• _DATA PROVIDED_:
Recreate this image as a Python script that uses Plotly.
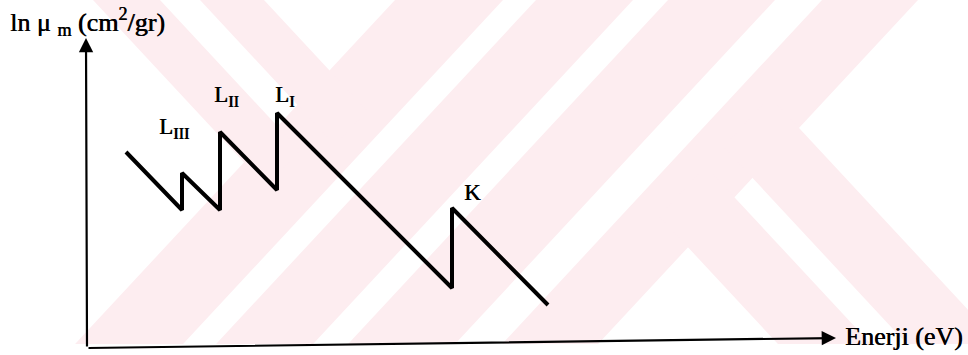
import plotly.graph_objects as go

# Schematic mass attenuation coefficient vs. photon energy, showing the
# L_III, L_II, L_I and K absorption edges (arbitrary units).
energy = [3.9, 9.5, 9.5, 13.3, 13.3, 19.0, 19.0, 36.5, 36.5, 46.1]
ln_mu = [19.5, 13.7, 17.4, 13.7, 21.5, 15.7, 23.4, 5.9, 13.9, 4.2]

edge_labels = ["L<sub>III</sub>", "L<sub>II</sub>", "L<sub>I</sub>", "K"]
edge_label_x = [7.0, 12.5, 18.6, 37.5]
edge_label_y = [21.9, 25.1, 25.1, 15.5]

# Axis arrows (tail -> head), data units
x_axis_tail, x_axis_head = (0.0, -0.1), (74.9, 0.9)
y_axis_tail, y_axis_head = (0.0, -0.1), (-0.1, 30.9)

W, H = 968, 355
FONT = "Liberation Serif"
# slight horizontal smear to give the printed text a heavier stroke
INK = "0.6px 0px 0px black"
PINK = "#FDEDF0"

# --- background emblem built from slanted bands -------------------------
K = 0.93
BIG = 1e5


def clip(poly, a, b, c):
    """Keep the part of a convex polygon where a*x + b*y <= c."""
    out = []
    n = len(poly)
    for i in range(n):
        p, q = poly[i], poly[(i + 1) % n]
        fp = a * p[0] + b * p[1] - c
        fq = a * q[0] + b * q[1] - c
        if fp <= 0:
            out.append(p)
        if fp * fq < 0:
            t = fp / (fp - fq)
            out.append((p[0] + t * (q[0] - p[0]), p[1] + t * (q[1] - p[1])))
    return out


def band(rising=(-BIG, BIG), falling=(-BIG, BIG)):
    poly = [(0, 0), (W, 0), (W, 344), (0, 344)]
    lo, hi = rising
    poly = clip(poly, -1, -K, -lo)
    poly = clip(poly, 1, K, hi)
    lo, hi = falling
    poly = clip(poly, -1, K, -lo)
    poly = clip(poly, 1, -K, hi)
    return poly


bands = [
    band(rising=(395, 503)),
    band(rising=(536, 633)),
    band(rising=(668, 775)),
    band(rising=(822, 918)),
    band(falling=(93, 160), rising=(-BIG, 440)),
    band(falling=(200, 264), rising=(-BIG, 470)),
    band(falling=(458, 551), rising=(860, BIG)),
    band(falling=(587, 680), rising=(860, BIG)),
]

shapes = []
for poly in bands:
    if len(poly) < 3:
        continue
    path = "M " + " L ".join(f"{x / W:.5f},{1 - y / H:.5f}" for x, y in poly) + " Z"
    shapes.append(dict(type="path", path=path, xref="paper", yref="paper",
                       fillcolor=PINK, line=dict(width=0), layer="below"))

fig = go.Figure()
fig.add_trace(go.Scatter(x=energy, y=ln_mu, mode="lines",
                         line=dict(color="black", width=4),
                         hoverinfo="skip", showlegend=False))

annotations = []
for (tx, ty), (hx, hy) in [(x_axis_tail, x_axis_head), (y_axis_tail, y_axis_head)]:
    annotations.append(dict(x=hx, y=hy, ax=tx, ay=ty, xref="x", yref="y",
                            axref="x", ayref="y", text="", showarrow=True,
                            arrowhead=2, arrowsize=1.3, arrowwidth=2.2,
                            arrowcolor="black"))

for lab, lx, ly in zip(edge_labels, edge_label_x, edge_label_y):
    annotations.append(dict(x=lx, y=ly, xref="x", yref="y", text=lab,
                            showarrow=False, xanchor="left", yanchor="middle",
                            font=dict(family=FONT, size=23, color="black",
                                      shadow=INK)))

annotations.append(dict(x=8 / W, y=1 - 22 / H, xref="paper", yref="paper",
                        text="ln μ <sub>m</sub> (cm<sup>2</sup>/gr)",
                        showarrow=False, xanchor="left", yanchor="middle",
                        font=dict(family=FONT, size=26, color="black",
                                  shadow=INK)))
annotations.append(dict(x=843 / W, y=1 - 336 / H, xref="paper", yref="paper",
                        text="Enerji (eV)", showarrow=False,
                        xanchor="left", yanchor="middle",
                        font=dict(family=FONT, size=26, color="black",
                                  shadow=INK)))

fig.update_layout(
    width=W, height=H,
    margin=dict(l=0, r=0, t=0, b=0),
    paper_bgcolor="white", plot_bgcolor="white",
    font=dict(family=FONT, color="black"),
    xaxis=dict(range=[-8.7, 88.1], visible=False, fixedrange=True),
    yaxis=dict(range=[-0.8, 34.7], visible=False, fixedrange=True),
    shapes=shapes,
    annotations=annotations,
    showlegend=False,
)

fig.write_html("out.html")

• _STATED EXERCISE_: Transcribe all of the material exactly, leaving out whatever pictures it contains.

• _WRITTEN REPLY_:
Recreate this image as a Python script that uses Plotly.
import plotly.graph_objects as go

# Schematic mass attenuation coefficient vs. photon energy, showing the
# L_III, L_II, L_I and K absorption edges (arbitrary units).
energy = [3.9, 9.5, 9.5, 13.3, 13.3, 19.0, 19.0, 36.5, 36.5, 46.1]
ln_mu = [19.5, 13.7, 17.4, 13.7, 21.5, 15.7, 23.4, 5.9, 13.9, 4.2]

edge_labels = ["L<sub>III</sub>", "L<sub>II</sub>", "L<sub>I</sub>", "K"]
edge_label_x = [7.0, 12.5, 18.6, 37.5]
edge_label_y = [21.9, 25.1, 25.1, 15.5]

# Axis arrows (tail -> head), data units
x_axis_tail, x_axis_head = (0.0, -0.1), (74.9, 0.9)
y_axis_tail, y_axis_head = (0.0, -0.1), (-0.1, 30.9)

W, H = 968, 355
FONT = "Liberation Serif"
# slight horizontal smear to give the printed text a heavier stroke
INK = "0.6px 0px 0px black"
PINK = "#FDEDF0"

# --- background emblem built from slanted bands -------------------------
K = 0.93
BIG = 1e5


def clip(poly, a, b, c):
    """Keep the part of a convex polygon where a*x + b*y <= c."""
    out = []
    n = len(poly)
    for i in range(n):
        p, q = poly[i], poly[(i + 1) % n]
        fp = a * p[0] + b * p[1] - c
        fq = a * q[0] + b * q[1] - c
        if fp <= 0:
            out.append(p)
        if fp * fq < 0:
            t = fp / (fp - fq)
            out.append((p[0] + t * (q[0] - p[0]), p[1] + t * (q[1] - p[1])))
    return out


def band(rising=(-BIG, BIG), falling=(-BIG, BIG)):
    poly = [(0, 0), (W, 0), (W, 344), (0, 344)]
    lo, hi = rising
    poly = clip(poly, -1, -K, -lo)
    poly = clip(poly, 1, K, hi)
    lo, hi = falling
    poly = clip(poly, -1, K, -lo)
    poly = clip(poly, 1, -K, hi)
    return poly


bands = [
    band(rising=(395, 503)),
    band(rising=(536, 633)),
    band(rising=(668, 775)),
    band(rising=(822, 918)),
    band(falling=(93, 160), rising=(-BIG, 440)),
    band(falling=(200, 264), rising=(-BIG, 470)),
    band(falling=(458, 551), rising=(860, BIG)),
    band(falling=(587, 680), rising=(860, BIG)),
]

shapes = []
for poly in bands:
    if len(poly) < 3:
        continue
    path = "M " + " L ".join(f"{x / W:.5f},{1 - y / H:.5f}" for x, y in poly) + " Z"
    shapes.append(dict(type="path", path=path, xref="paper", yref="paper",
                       fillcolor=PINK, line=dict(width=0), layer="below"))

fig = go.Figure()
fig.add_trace(go.Scatter(x=energy, y=ln_mu, mode="lines",
                         line=dict(color="black", width=4),
                         hoverinfo="skip", showlegend=False))

annotations = []
for (tx, ty), (hx, hy) in [(x_axis_tail, x_axis_head), (y_axis_tail, y_axis_head)]:
    annotations.append(dict(x=hx, y=hy, ax=tx, ay=ty, xref="x", yref="y",
                            axref="x", ayref="y", text="", showarrow=True,
                            arrowhead=2, arrowsize=1.3, arrowwidth=2.2,
                            arrowcolor="black"))

for lab, lx, ly in zip(edge_labels, edge_label_x, edge_label_y):
    annotations.append(dict(x=lx, y=ly, xref="x", yref="y", text=lab,
                            showarrow=False, xanchor="left", yanchor="middle",
                            font=dict(family=FONT, size=23, color="black",
                                      shadow=INK)))

annotations.append(dict(x=8 / W, y=1 - 22 / H, xref="paper", yref="paper",
                        text="ln μ <sub>m</sub> (cm<sup>2</sup>/gr)",
                        showarrow=False, xanchor="left", yanchor="middle",
                        font=dict(family=FONT, size=26, color="black",
                                  shadow=INK)))
annotations.append(dict(x=843 / W, y=1 - 336 / H, xref="paper", yref="paper",
                        text="Enerji (eV)", showarrow=False,
                        xanchor="left", yanchor="middle",
                        font=dict(family=FONT, size=26, color="black",
                                  shadow=INK)))

fig.update_layout(
    width=W, height=H,
    margin=dict(l=0, r=0, t=0, b=0),
    paper_bgcolor="white", plot_bgcolor="white",
    font=dict(family=FONT, color="black"),
    xaxis=dict(range=[-8.7, 88.1], visible=False, fixedrange=True),
    yaxis=dict(range=[-0.8, 34.7], visible=False, fixedrange=True),
    shapes=shapes,
    annotations=annotations,
    showlegend=False,
)

fig.write_html("out.html")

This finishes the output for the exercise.